The university's Dean of Faculty of Agriculture, Prof. Adebisi Fawole, stated this in Ilorin after visiting various benefiting communities in Kwara.
She explained that the communities spread across four Local Government Areas of Kwara, including Ilorin East, Asa, Ifelodun and Irepodun.
Fawole said that the items distributed to the communities included teaching and medical aids, farm sprays, community signposts and medical equipment.
She described the gesture as a way of giving back to their host communities for the caring opportunities the students enjoyed.
The dean commended members of the communities for hosting the students, while also applauding the students for adapting to the different environments.
She further encouraged the students to cultivate the habit of observing everywhere they found themselves, adding that the programme will facilitate the development of the communities.
“You are encouraged to always give respect to elders, learn some culture training, and make the best use of the opportunity,” she advised.
While comparing her experience to what the students had gone through in the communities, Fawole disclosed that the students should know that they were lucky in their various preferred environments.

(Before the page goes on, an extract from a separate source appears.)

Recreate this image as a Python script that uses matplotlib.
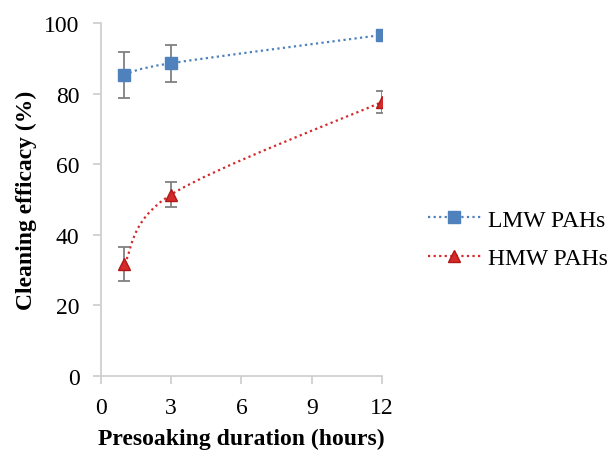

“We are glad to bring you to a place where farming is being done; you can ask the farmers questions and contribute through what you have learned in class.
“For the privilege given to us in these areas, we are very happy, and we thank you,” she said.
In their different remarks, the students' group leaders across the communities disclosed that they observed that the communities were faced with problems of electricity, healthcare, language barrier and transportation.
One of the COBES students, Ms Rebecca Adekola, said they were able to organise career talks to sensitise members of the communities, especially youths, on the need to go further in their education.
According to Adekola, she observed that the communities do not value education as most youths engage largely in farming and commercial motorcycle business in the city.
“Aside from the borehole water, which was drilled for the Ile-Apa community by a good Samaritan, which attracted immigrant farmers to stay, the community lack electricity,” she said.
In his remarks, the UNILORIN Faculty of Agriculture COBES Coordinator, Dr Lateef Adefalu, commended the students for making the faculty and, by extension, the university proud.
He urged them to keep to all the rules guiding their services.